◆ Task to complete ◆
Copy all of the material exactly. Pictures are not to appear in the copy.

Code that draws figures
::::::::::

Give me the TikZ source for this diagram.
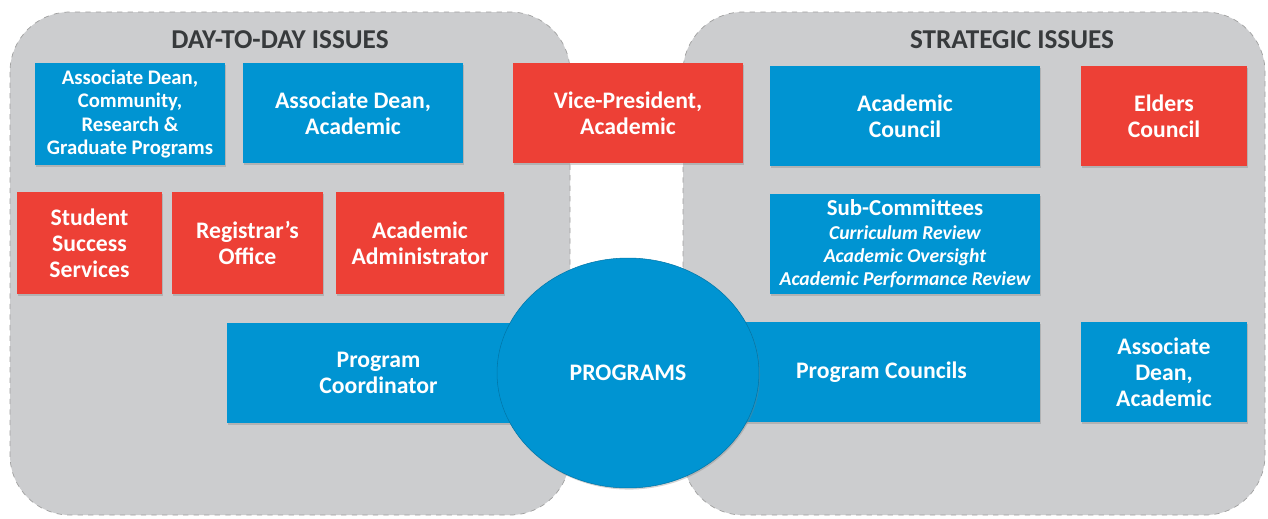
\documentclass[tikz,border=0pt]{standalone}
\usepackage{fontspec}
\setmainfont{Carlito}
\usetikzlibrary{shapes.geometric,shadows}
\definecolor{boxblue}{RGB}{0,148,210}
\definecolor{boxred}{RGB}{237,64,54}
\definecolor{groupgray}{RGB}{204,205,207}
\definecolor{headgray}{RGB}{55,58,60}
\tikzset{
  group/.style={draw=gray!75, dashed, fill=groupgray, rounded corners=1.2cm},
  heading/.style={text=headgray, font=\fontsize{15.5}{17}\selectfont\bfseries},
  unit/.style={text=white, align=center, inner sep=2pt,
    font=\fontsize{13.5}{14.8}\selectfont\bfseries,
    drop shadow={shadow xshift=0.6pt, shadow yshift=-0.9pt, opacity=0.35}},
  bluebox/.style={unit, fill=boxblue},
  redbox/.style={unit, fill=boxred},
  small/.style={font=\fontsize{11.8}{13.3}\selectfont\bfseries}
}
\begin{document}
\begin{tikzpicture}[x=0.02cm, y=-0.02cm]
\useasboundingbox (0,0) rectangle (1268,518);

\draw[group] (10,12) rectangle (570,515);
\draw[group] (683,12) rectangle (1265,515);

\node[heading] (dayhead) at (280,40) {DAY-TO-DAY ISSUES};
\node[heading] (strathead) at (1012,40) {STRATEGIC ISSUES};

\node[bluebox, small, minimum width=3.8cm, minimum height=2.04cm] (adcom) at (130,114)
  {Associate Dean,\\Community,\\Research \&\\Graduate Programs};
\node[bluebox, minimum width=4.4cm, minimum height=2cm] (adacad) at (353,113)
  {Associate Dean,\\Academic};
\node[redbox, minimum width=4.6cm, minimum height=2cm] (vp) at (628,113)
  {Vice-President,\\Academic};
\node[bluebox, minimum width=5.4cm, minimum height=2cm] (council) at (905,116)
  {Academic\\Council};
\node[redbox, minimum width=3.32cm, minimum height=2cm] (elders) at (1164,116)
  {Elders\\Council};

\node[redbox, minimum width=2.9cm, minimum height=2.04cm] (student) at (89.5,243)
  {Student\\Success\\Services};
\node[redbox, minimum width=3.02cm, minimum height=2.04cm] (registrar) at (247.5,243)
  {Registrar’s\\Office};
\node[redbox, minimum width=3.36cm, minimum height=2.04cm] (admin) at (420,243)
  {Academic\\Administrator};
\node[bluebox, minimum width=5.4cm, minimum height=2cm,
  font=\fontsize{11.2}{13.3}\selectfont\bfseries] (subcom) at (905,244)
  {{\fontsize{13}{13.3}\selectfont Sub-Committees}\\
   \itshape Curriculum Review\\
   \itshape Academic Oversight\\
   \itshape Academic Performance Review};

\node[bluebox, minimum width=6.06cm, minimum height=2cm] (coord) at (378.5,373)
  {Program\\Coordinator};
\node[bluebox, minimum width=6.34cm, minimum height=2cm] (pcouncils) at (881.5,372)
  {Program Councils};
\node[bluebox, minimum width=3.32cm, minimum height=2cm] (adright) at (1164,372)
  {Associate\\Dean,\\Academic};

\node[bluebox, ellipse, draw=boxblue!80!black, line width=0.3pt,
  minimum width=5.24cm, minimum height=4.6cm] (prog) at (628,373) {PROGRAMS};
\end{tikzpicture}
\end{document}
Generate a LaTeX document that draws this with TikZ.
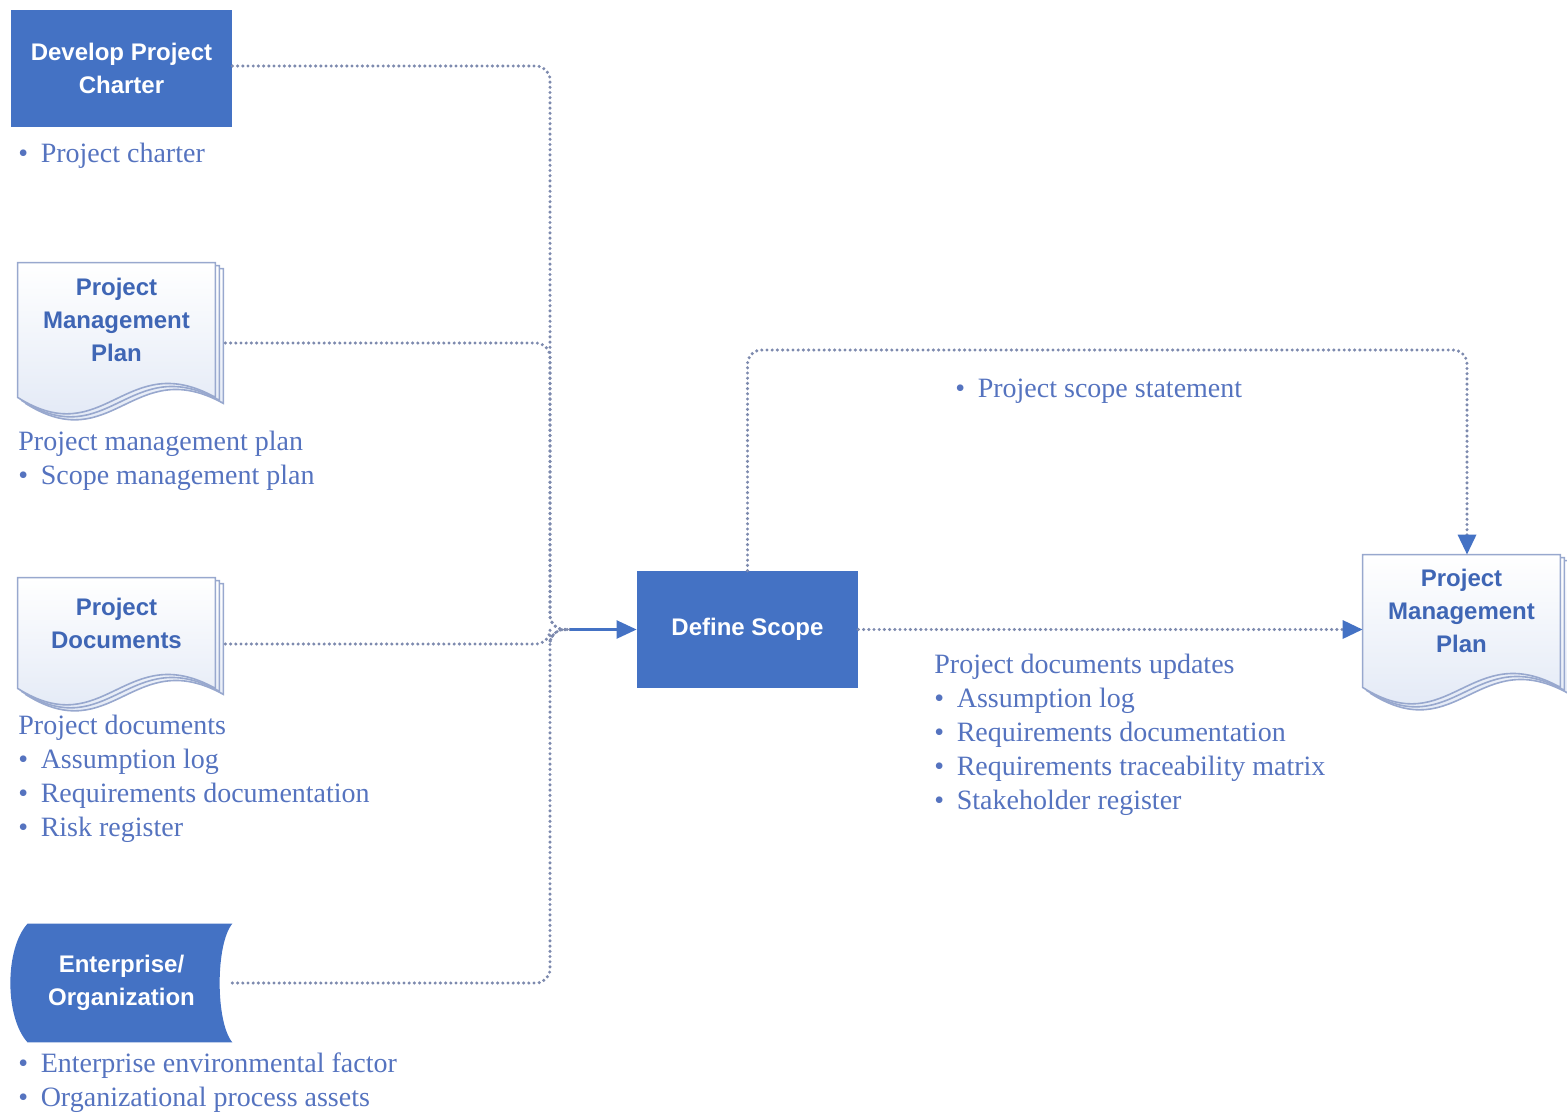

::::::::::

◆ The answer ◆
Give me the TikZ source for this diagram.
\documentclass[tikz,border=0pt]{standalone}
\usepackage{fontspec}
\setmainfont{Carlito}
\usetikzlibrary{shapes.geometric,shadows}
\definecolor{boxblue}{RGB}{0,148,210}
\definecolor{boxred}{RGB}{237,64,54}
\definecolor{groupgray}{RGB}{204,205,207}
\definecolor{headgray}{RGB}{55,58,60}
\tikzset{
  group/.style={draw=gray!75, dashed, fill=groupgray, rounded corners=1.2cm},
  heading/.style={text=headgray, font=\fontsize{15.5}{17}\selectfont\bfseries},
  unit/.style={text=white, align=center, inner sep=2pt,
    font=\fontsize{13.5}{14.8}\selectfont\bfseries,
    drop shadow={shadow xshift=0.6pt, shadow yshift=-0.9pt, opacity=0.35}},
  bluebox/.style={unit, fill=boxblue},
  redbox/.style={unit, fill=boxred},
  small/.style={font=\fontsize{11.8}{13.3}\selectfont\bfseries}
}
\begin{document}
\begin{tikzpicture}[x=0.02cm, y=-0.02cm]
\useasboundingbox (0,0) rectangle (1268,518);

\draw[group] (10,12) rectangle (570,515);
\draw[group] (683,12) rectangle (1265,515);

\node[heading] (dayhead) at (280,40) {DAY-TO-DAY ISSUES};
\node[heading] (strathead) at (1012,40) {STRATEGIC ISSUES};

\node[bluebox, small, minimum width=3.8cm, minimum height=2.04cm] (adcom) at (130,114)
  {Associate Dean,\\Community,\\Research \&\\Graduate Programs};
\node[bluebox, minimum width=4.4cm, minimum height=2cm] (adacad) at (353,113)
  {Associate Dean,\\Academic};
\node[redbox, minimum width=4.6cm, minimum height=2cm] (vp) at (628,113)
  {Vice-President,\\Academic};
\node[bluebox, minimum width=5.4cm, minimum height=2cm] (council) at (905,116)
  {Academic\\Council};
\node[redbox, minimum width=3.32cm, minimum height=2cm] (elders) at (1164,116)
  {Elders\\Council};

\node[redbox, minimum width=2.9cm, minimum height=2.04cm] (student) at (89.5,243)
  {Student\\Success\\Services};
\node[redbox, minimum width=3.02cm, minimum height=2.04cm] (registrar) at (247.5,243)
  {Registrar’s\\Office};
\node[redbox, minimum width=3.36cm, minimum height=2.04cm] (admin) at (420,243)
  {Academic\\Administrator};
\node[bluebox, minimum width=5.4cm, minimum height=2cm,
  font=\fontsize{11.2}{13.3}\selectfont\bfseries] (subcom) at (905,244)
  {{\fontsize{13}{13.3}\selectfont Sub-Committees}\\
   \itshape Curriculum Review\\
   \itshape Academic Oversight\\
   \itshape Academic Performance Review};

\node[bluebox, minimum width=6.06cm, minimum height=2cm] (coord) at (378.5,373)
  {Program\\Coordinator};
\node[bluebox, minimum width=6.34cm, minimum height=2cm] (pcouncils) at (881.5,372)
  {Program Councils};
\node[bluebox, minimum width=3.32cm, minimum height=2cm] (adright) at (1164,372)
  {Associate\\Dean,\\Academic};

\node[bluebox, ellipse, draw=boxblue!80!black, line width=0.3pt,
  minimum width=5.24cm, minimum height=4.6cm] (prog) at (628,373) {PROGRAMS};
\end{tikzpicture}
\end{document}
Generate a LaTeX document that draws this with TikZ.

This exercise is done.